Other: 29 (18 face to face, 8 phone, 1 email, 2 text)

Meals on Neighborhood Leaders’ Wheels

Neighborhood Leaders are significantly expanding their role with the Council on Aging in delivering meals to the homes of those in need.

We’ve been part of a group led by the Unigov & CCSD discussing how to get meals to adults and hard-to-reach families not reached by the great work the School District is doing. There was a strong desire for meal deliveries to go to the home, and the consensus of the group is that we should build on ACCA’s program. ACCA had already more than quadrupled its deliveries to seniors and adults with disabilities.

Households with emergent needs are being added.

While these discussions were ongoing, our friend Hugh Acheson of 5& 10 contacted us. In partnership with World Central Kitchen, Hugh and his staff would be providing 500 nutritious meals per day initially, then growing beyond that. Within a few days Hugh was delivering the meals to ACCA. They’re going to ACCA clients and with transportation support from the Unigov, to other locations (including Pinewoods, Hope Haven, Winterville, and other).

Building on that, plans continued on expanding ACCA’s home delivery. Terris and ACCA executive director Eve Anthony discussed ways Neighborhood Leaders could be involved and, with less than a 24-hour turnaround, Neighborhood Leaders identified more than 50 households to which they will deliver a weekly package of food and other commodities (picked up from ACCA) next week, with numbers growing from there.

In addition to delivering themselves, NLs are recruiting other volunteers to assist.

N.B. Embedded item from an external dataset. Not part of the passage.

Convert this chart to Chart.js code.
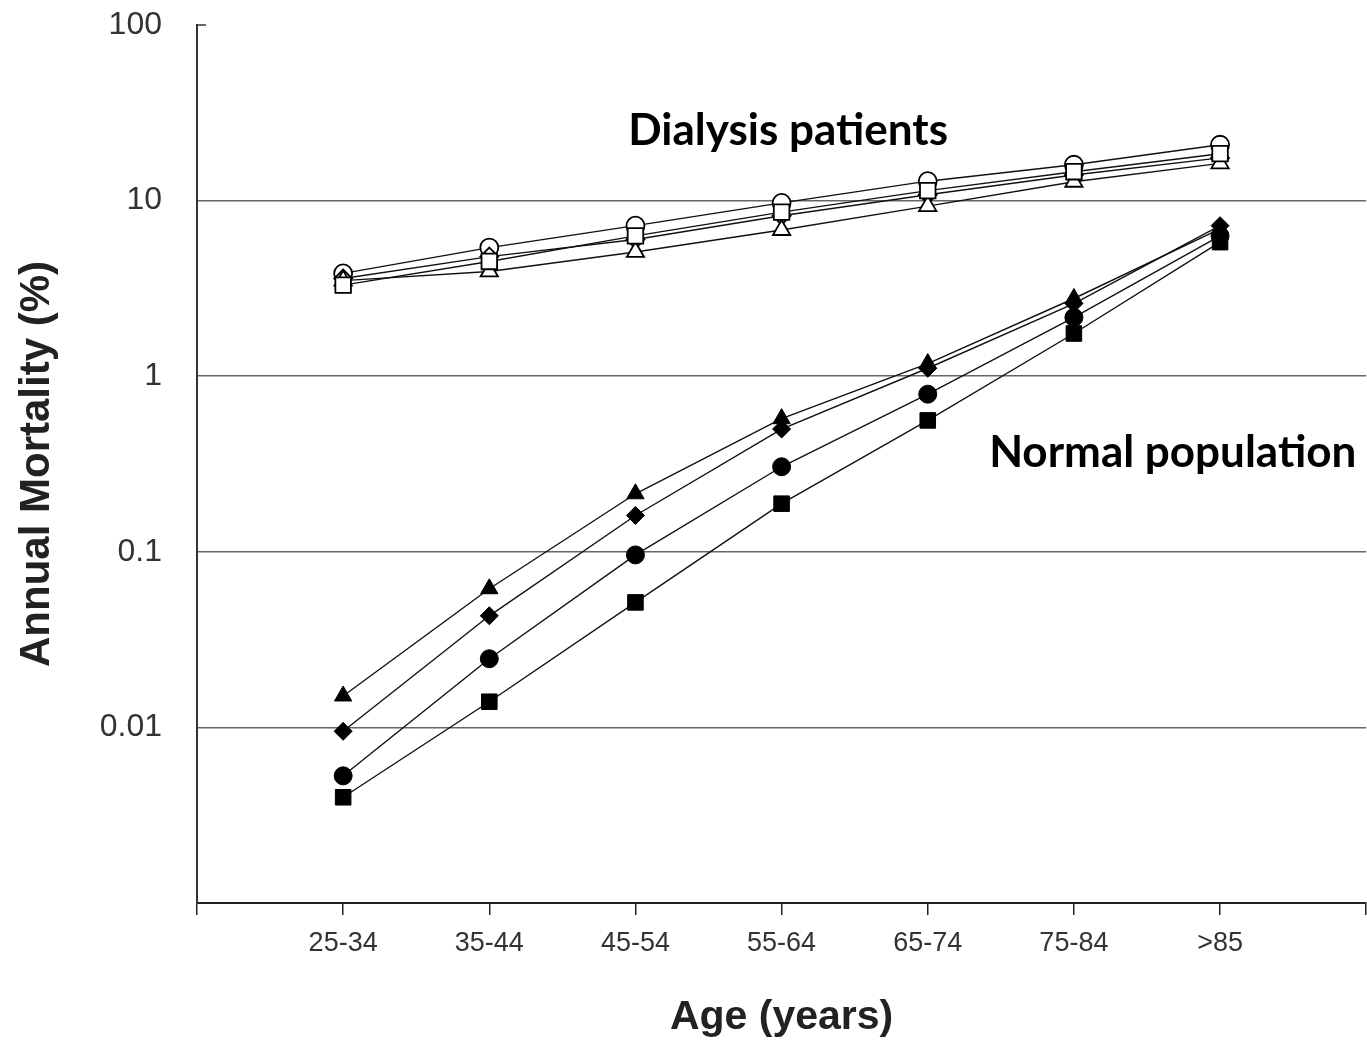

All will, of course, follow strict safety protocols.

Other Neighborhood Leader news

ACC Mayor Kelly Girtz has included continued funding for the NL program in his proposed FY 2021 budget, and several Commissioners have expressed their support.

Mayor Dodd Ferrelle of Winterville is working very closely with Neighborhood Leader Shawanda Johnson, including providing resources for families Shawanda is serving. When Tim emailed to thank him for his support of her work, he replied, “Shawanda has been a godsend.  She showed up at the perfect time and has been a huge help to me and the city.”

Mark Madison of the United Way presented to the NLs (via Zoom) about how to access the 211 database online, and how to inform him about updates and services not in the database.

NLs are partnering with ACC PD’s Community Oriented Policing about ways to further strengthen those connections.

Timothy Baptist Church is donating office space and more to the program.

Terris and Neighborhood Leaders continue to build relationships and support (and get support from) a variety of other community efforts.

They’re studying the book Leadership and the New Science by Margaret Wheatley.